▶ _Task prompt_
Pictures do not belong in the copy; transcribe everything else in the records exactly.

:::::

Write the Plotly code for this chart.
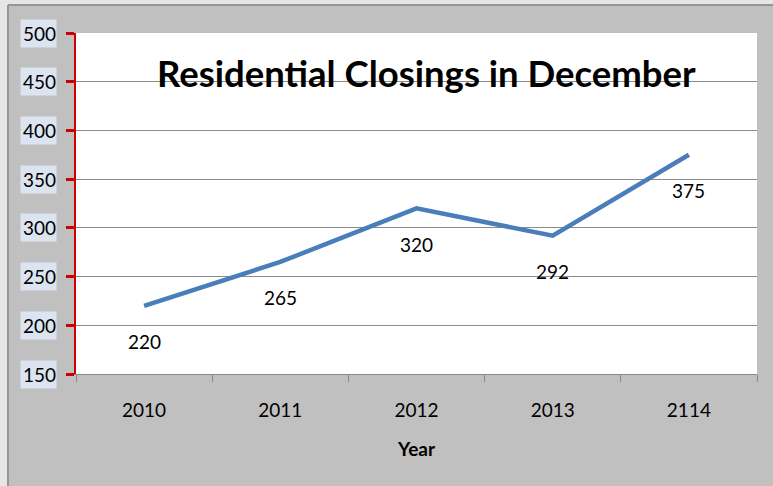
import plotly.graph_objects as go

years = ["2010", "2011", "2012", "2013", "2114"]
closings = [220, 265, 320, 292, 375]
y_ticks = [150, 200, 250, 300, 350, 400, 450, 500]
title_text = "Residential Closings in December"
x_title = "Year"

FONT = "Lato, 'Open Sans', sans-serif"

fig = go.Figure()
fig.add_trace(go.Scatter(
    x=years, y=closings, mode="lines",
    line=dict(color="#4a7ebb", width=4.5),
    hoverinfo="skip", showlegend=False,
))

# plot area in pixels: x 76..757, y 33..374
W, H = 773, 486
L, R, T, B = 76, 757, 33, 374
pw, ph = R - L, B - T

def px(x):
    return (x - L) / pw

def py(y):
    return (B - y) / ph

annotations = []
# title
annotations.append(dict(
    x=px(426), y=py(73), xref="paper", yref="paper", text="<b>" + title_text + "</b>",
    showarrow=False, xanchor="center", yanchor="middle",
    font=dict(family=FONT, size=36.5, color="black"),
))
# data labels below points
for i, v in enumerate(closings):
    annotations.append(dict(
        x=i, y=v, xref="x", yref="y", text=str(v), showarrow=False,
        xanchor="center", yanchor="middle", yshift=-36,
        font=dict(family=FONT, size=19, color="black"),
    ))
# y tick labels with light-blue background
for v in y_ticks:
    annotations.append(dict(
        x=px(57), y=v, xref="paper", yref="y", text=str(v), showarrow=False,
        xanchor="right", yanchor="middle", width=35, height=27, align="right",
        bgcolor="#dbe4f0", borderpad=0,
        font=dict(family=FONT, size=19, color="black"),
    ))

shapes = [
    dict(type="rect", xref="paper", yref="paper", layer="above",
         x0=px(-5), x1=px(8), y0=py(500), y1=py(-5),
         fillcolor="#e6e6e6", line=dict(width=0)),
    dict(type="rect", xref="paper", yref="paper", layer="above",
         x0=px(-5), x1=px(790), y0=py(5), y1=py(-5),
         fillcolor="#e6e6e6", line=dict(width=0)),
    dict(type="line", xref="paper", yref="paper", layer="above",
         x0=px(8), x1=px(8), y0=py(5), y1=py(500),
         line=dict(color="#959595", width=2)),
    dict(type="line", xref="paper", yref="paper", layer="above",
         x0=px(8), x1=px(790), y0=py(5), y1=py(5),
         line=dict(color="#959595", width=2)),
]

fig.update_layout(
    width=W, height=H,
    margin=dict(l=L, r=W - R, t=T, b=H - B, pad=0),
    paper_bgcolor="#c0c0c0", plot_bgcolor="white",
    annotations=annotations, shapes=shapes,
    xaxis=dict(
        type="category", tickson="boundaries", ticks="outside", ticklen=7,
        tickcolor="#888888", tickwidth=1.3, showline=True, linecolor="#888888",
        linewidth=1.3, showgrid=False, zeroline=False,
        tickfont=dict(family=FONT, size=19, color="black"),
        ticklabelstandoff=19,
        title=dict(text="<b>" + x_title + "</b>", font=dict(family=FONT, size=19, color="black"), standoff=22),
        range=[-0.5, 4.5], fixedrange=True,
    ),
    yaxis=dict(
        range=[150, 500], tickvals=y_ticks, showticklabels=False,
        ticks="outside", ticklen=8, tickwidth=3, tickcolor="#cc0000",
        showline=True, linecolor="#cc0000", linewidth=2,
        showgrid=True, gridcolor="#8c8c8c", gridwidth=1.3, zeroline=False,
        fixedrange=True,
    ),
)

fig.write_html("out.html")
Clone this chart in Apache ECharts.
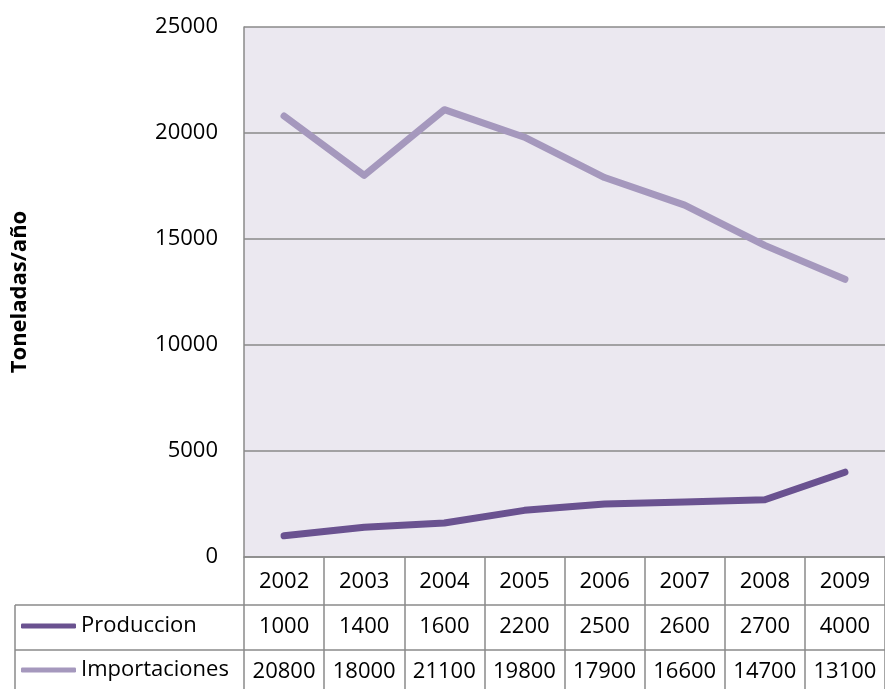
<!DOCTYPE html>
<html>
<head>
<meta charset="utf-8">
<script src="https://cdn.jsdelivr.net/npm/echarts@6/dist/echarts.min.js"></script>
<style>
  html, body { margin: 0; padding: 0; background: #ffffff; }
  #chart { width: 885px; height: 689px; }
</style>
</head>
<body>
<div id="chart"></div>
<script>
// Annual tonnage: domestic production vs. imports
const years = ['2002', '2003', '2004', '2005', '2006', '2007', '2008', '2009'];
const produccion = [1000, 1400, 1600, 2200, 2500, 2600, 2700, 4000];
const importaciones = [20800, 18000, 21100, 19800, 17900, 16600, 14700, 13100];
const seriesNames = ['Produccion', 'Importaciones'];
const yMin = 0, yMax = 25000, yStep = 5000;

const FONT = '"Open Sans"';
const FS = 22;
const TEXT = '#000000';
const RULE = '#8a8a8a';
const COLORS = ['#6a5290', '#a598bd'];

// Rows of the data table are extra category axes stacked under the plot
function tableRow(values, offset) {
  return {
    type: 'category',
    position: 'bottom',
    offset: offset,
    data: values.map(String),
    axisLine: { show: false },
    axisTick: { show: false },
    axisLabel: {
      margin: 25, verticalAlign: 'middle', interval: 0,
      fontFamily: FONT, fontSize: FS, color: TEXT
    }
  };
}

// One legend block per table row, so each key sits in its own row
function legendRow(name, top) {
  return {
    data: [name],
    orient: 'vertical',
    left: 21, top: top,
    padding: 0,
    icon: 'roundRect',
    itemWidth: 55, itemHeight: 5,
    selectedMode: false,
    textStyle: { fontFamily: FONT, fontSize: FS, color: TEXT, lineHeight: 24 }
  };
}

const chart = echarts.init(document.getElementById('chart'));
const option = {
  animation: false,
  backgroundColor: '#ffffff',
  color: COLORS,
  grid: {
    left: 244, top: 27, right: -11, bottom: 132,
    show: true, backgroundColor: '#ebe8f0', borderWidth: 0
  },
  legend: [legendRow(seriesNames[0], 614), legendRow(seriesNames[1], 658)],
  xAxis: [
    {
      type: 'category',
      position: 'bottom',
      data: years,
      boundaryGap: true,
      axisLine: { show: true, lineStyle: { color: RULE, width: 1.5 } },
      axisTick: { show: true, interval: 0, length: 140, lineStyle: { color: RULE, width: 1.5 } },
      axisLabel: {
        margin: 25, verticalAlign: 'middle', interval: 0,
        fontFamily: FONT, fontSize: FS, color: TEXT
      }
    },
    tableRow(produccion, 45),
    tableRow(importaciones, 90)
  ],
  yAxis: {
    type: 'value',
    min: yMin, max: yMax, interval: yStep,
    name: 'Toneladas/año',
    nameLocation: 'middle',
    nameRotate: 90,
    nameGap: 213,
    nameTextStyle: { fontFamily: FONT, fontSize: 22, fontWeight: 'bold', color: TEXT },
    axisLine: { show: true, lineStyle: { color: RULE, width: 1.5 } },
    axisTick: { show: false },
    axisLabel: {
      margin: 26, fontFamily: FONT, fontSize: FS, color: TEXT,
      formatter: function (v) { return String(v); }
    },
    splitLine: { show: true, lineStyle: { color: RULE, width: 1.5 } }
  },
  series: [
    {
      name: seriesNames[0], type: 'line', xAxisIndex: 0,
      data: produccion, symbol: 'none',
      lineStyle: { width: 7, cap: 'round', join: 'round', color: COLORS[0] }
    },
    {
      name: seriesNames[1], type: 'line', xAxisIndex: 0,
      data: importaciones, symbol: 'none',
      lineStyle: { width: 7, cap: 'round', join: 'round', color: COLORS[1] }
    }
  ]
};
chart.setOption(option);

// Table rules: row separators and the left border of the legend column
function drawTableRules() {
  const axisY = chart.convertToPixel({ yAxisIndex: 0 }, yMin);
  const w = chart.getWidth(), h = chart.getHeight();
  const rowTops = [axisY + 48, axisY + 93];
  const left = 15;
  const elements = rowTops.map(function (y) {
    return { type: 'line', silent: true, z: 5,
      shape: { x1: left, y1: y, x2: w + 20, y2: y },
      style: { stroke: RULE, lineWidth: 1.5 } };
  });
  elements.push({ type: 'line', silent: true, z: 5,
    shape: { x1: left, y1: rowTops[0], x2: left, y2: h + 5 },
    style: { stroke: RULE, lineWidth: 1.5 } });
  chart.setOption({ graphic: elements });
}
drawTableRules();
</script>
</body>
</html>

:::::

▶ _Output for this task_
Write the Plotly code for this chart.
import plotly.graph_objects as go

years = ["2010", "2011", "2012", "2013", "2114"]
closings = [220, 265, 320, 292, 375]
y_ticks = [150, 200, 250, 300, 350, 400, 450, 500]
title_text = "Residential Closings in December"
x_title = "Year"

FONT = "Lato, 'Open Sans', sans-serif"

fig = go.Figure()
fig.add_trace(go.Scatter(
    x=years, y=closings, mode="lines",
    line=dict(color="#4a7ebb", width=4.5),
    hoverinfo="skip", showlegend=False,
))

# plot area in pixels: x 76..757, y 33..374
W, H = 773, 486
L, R, T, B = 76, 757, 33, 374
pw, ph = R - L, B - T

def px(x):
    return (x - L) / pw

def py(y):
    return (B - y) / ph

annotations = []
# title
annotations.append(dict(
    x=px(426), y=py(73), xref="paper", yref="paper", text="<b>" + title_text + "</b>",
    showarrow=False, xanchor="center", yanchor="middle",
    font=dict(family=FONT, size=36.5, color="black"),
))
# data labels below points
for i, v in enumerate(closings):
    annotations.append(dict(
        x=i, y=v, xref="x", yref="y", text=str(v), showarrow=False,
        xanchor="center", yanchor="middle", yshift=-36,
        font=dict(family=FONT, size=19, color="black"),
    ))
# y tick labels with light-blue background
for v in y_ticks:
    annotations.append(dict(
        x=px(57), y=v, xref="paper", yref="y", text=str(v), showarrow=False,
        xanchor="right", yanchor="middle", width=35, height=27, align="right",
        bgcolor="#dbe4f0", borderpad=0,
        font=dict(family=FONT, size=19, color="black"),
    ))

shapes = [
    dict(type="rect", xref="paper", yref="paper", layer="above",
         x0=px(-5), x1=px(8), y0=py(500), y1=py(-5),
         fillcolor="#e6e6e6", line=dict(width=0)),
    dict(type="rect", xref="paper", yref="paper", layer="above",
         x0=px(-5), x1=px(790), y0=py(5), y1=py(-5),
         fillcolor="#e6e6e6", line=dict(width=0)),
    dict(type="line", xref="paper", yref="paper", layer="above",
         x0=px(8), x1=px(8), y0=py(5), y1=py(500),
         line=dict(color="#959595", width=2)),
    dict(type="line", xref="paper", yref="paper", layer="above",
         x0=px(8), x1=px(790), y0=py(5), y1=py(5),
         line=dict(color="#959595", width=2)),
]

fig.update_layout(
    width=W, height=H,
    margin=dict(l=L, r=W - R, t=T, b=H - B, pad=0),
    paper_bgcolor="#c0c0c0", plot_bgcolor="white",
    annotations=annotations, shapes=shapes,
    xaxis=dict(
        type="category", tickson="boundaries", ticks="outside", ticklen=7,
        tickcolor="#888888", tickwidth=1.3, showline=True, linecolor="#888888",
        linewidth=1.3, showgrid=False, zeroline=False,
        tickfont=dict(family=FONT, size=19, color="black"),
        ticklabelstandoff=19,
        title=dict(text="<b>" + x_title + "</b>", font=dict(family=FONT, size=19, color="black"), standoff=22),
        range=[-0.5, 4.5], fixedrange=True,
    ),
    yaxis=dict(
        range=[150, 500], tickvals=y_ticks, showticklabels=False,
        ticks="outside", ticklen=8, tickwidth=3, tickcolor="#cc0000",
        showline=True, linecolor="#cc0000", linewidth=2,
        showgrid=True, gridcolor="#8c8c8c", gridwidth=1.3, zeroline=False,
        fixedrange=True,
    ),
)

fig.write_html("out.html")
Clone this chart in Apache ECharts.
<!DOCTYPE html>
<html>
<head>
<meta charset="utf-8">
<script src="https://cdn.jsdelivr.net/npm/echarts@6/dist/echarts.min.js"></script>
<style>
  html, body { margin: 0; padding: 0; background: #ffffff; }
  #chart { width: 885px; height: 689px; }
</style>
</head>
<body>
<div id="chart"></div>
<script>
// Annual tonnage: domestic production vs. imports
const years = ['2002', '2003', '2004', '2005', '2006', '2007', '2008', '2009'];
const produccion = [1000, 1400, 1600, 2200, 2500, 2600, 2700, 4000];
const importaciones = [20800, 18000, 21100, 19800, 17900, 16600, 14700, 13100];
const seriesNames = ['Produccion', 'Importaciones'];
const yMin = 0, yMax = 25000, yStep = 5000;

const FONT = '"Open Sans"';
const FS = 22;
const TEXT = '#000000';
const RULE = '#8a8a8a';
const COLORS = ['#6a5290', '#a598bd'];

// Rows of the data table are extra category axes stacked under the plot
function tableRow(values, offset) {
  return {
    type: 'category',
    position: 'bottom',
    offset: offset,
    data: values.map(String),
    axisLine: { show: false },
    axisTick: { show: false },
    axisLabel: {
      margin: 25, verticalAlign: 'middle', interval: 0,
      fontFamily: FONT, fontSize: FS, color: TEXT
    }
  };
}

// One legend block per table row, so each key sits in its own row
function legendRow(name, top) {
  return {
    data: [name],
    orient: 'vertical',
    left: 21, top: top,
    padding: 0,
    icon: 'roundRect',
    itemWidth: 55, itemHeight: 5,
    selectedMode: false,
    textStyle: { fontFamily: FONT, fontSize: FS, color: TEXT, lineHeight: 24 }
  };
}

const chart = echarts.init(document.getElementById('chart'));
const option = {
  animation: false,
  backgroundColor: '#ffffff',
  color: COLORS,
  grid: {
    left: 244, top: 27, right: -11, bottom: 132,
    show: true, backgroundColor: '#ebe8f0', borderWidth: 0
  },
  legend: [legendRow(seriesNames[0], 614), legendRow(seriesNames[1], 658)],
  xAxis: [
    {
      type: 'category',
      position: 'bottom',
      data: years,
      boundaryGap: true,
      axisLine: { show: true, lineStyle: { color: RULE, width: 1.5 } },
      axisTick: { show: true, interval: 0, length: 140, lineStyle: { color: RULE, width: 1.5 } },
      axisLabel: {
        margin: 25, verticalAlign: 'middle', interval: 0,
        fontFamily: FONT, fontSize: FS, color: TEXT
      }
    },
    tableRow(produccion, 45),
    tableRow(importaciones, 90)
  ],
  yAxis: {
    type: 'value',
    min: yMin, max: yMax, interval: yStep,
    name: 'Toneladas/año',
    nameLocation: 'middle',
    nameRotate: 90,
    nameGap: 213,
    nameTextStyle: { fontFamily: FONT, fontSize: 22, fontWeight: 'bold', color: TEXT },
    axisLine: { show: true, lineStyle: { color: RULE, width: 1.5 } },
    axisTick: { show: false },
    axisLabel: {
      margin: 26, fontFamily: FONT, fontSize: FS, color: TEXT,
      formatter: function (v) { return String(v); }
    },
    splitLine: { show: true, lineStyle: { color: RULE, width: 1.5 } }
  },
  series: [
    {
      name: seriesNames[0], type: 'line', xAxisIndex: 0,
      data: produccion, symbol: 'none',
      lineStyle: { width: 7, cap: 'round', join: 'round', color: COLORS[0] }
    },
    {
      name: seriesNames[1], type: 'line', xAxisIndex: 0,
      data: importaciones, symbol: 'none',
      lineStyle: { width: 7, cap: 'round', join: 'round', color: COLORS[1] }
    }
  ]
};
chart.setOption(option);

// Table rules: row separators and the left border of the legend column
function drawTableRules() {
  const axisY = chart.convertToPixel({ yAxisIndex: 0 }, yMin);
  const w = chart.getWidth(), h = chart.getHeight();
  const rowTops = [axisY + 48, axisY + 93];
  const left = 15;
  const elements = rowTops.map(function (y) {
    return { type: 'line', silent: true, z: 5,
      shape: { x1: left, y1: y, x2: w + 20, y2: y },
      style: { stroke: RULE, lineWidth: 1.5 } };
  });
  elements.push({ type: 'line', silent: true, z: 5,
    shape: { x1: left, y1: rowTops[0], x2: left, y2: h + 5 },
    style: { stroke: RULE, lineWidth: 1.5 } });
  chart.setOption({ graphic: elements });
}
drawTableRules();
</script>
</body>
</html>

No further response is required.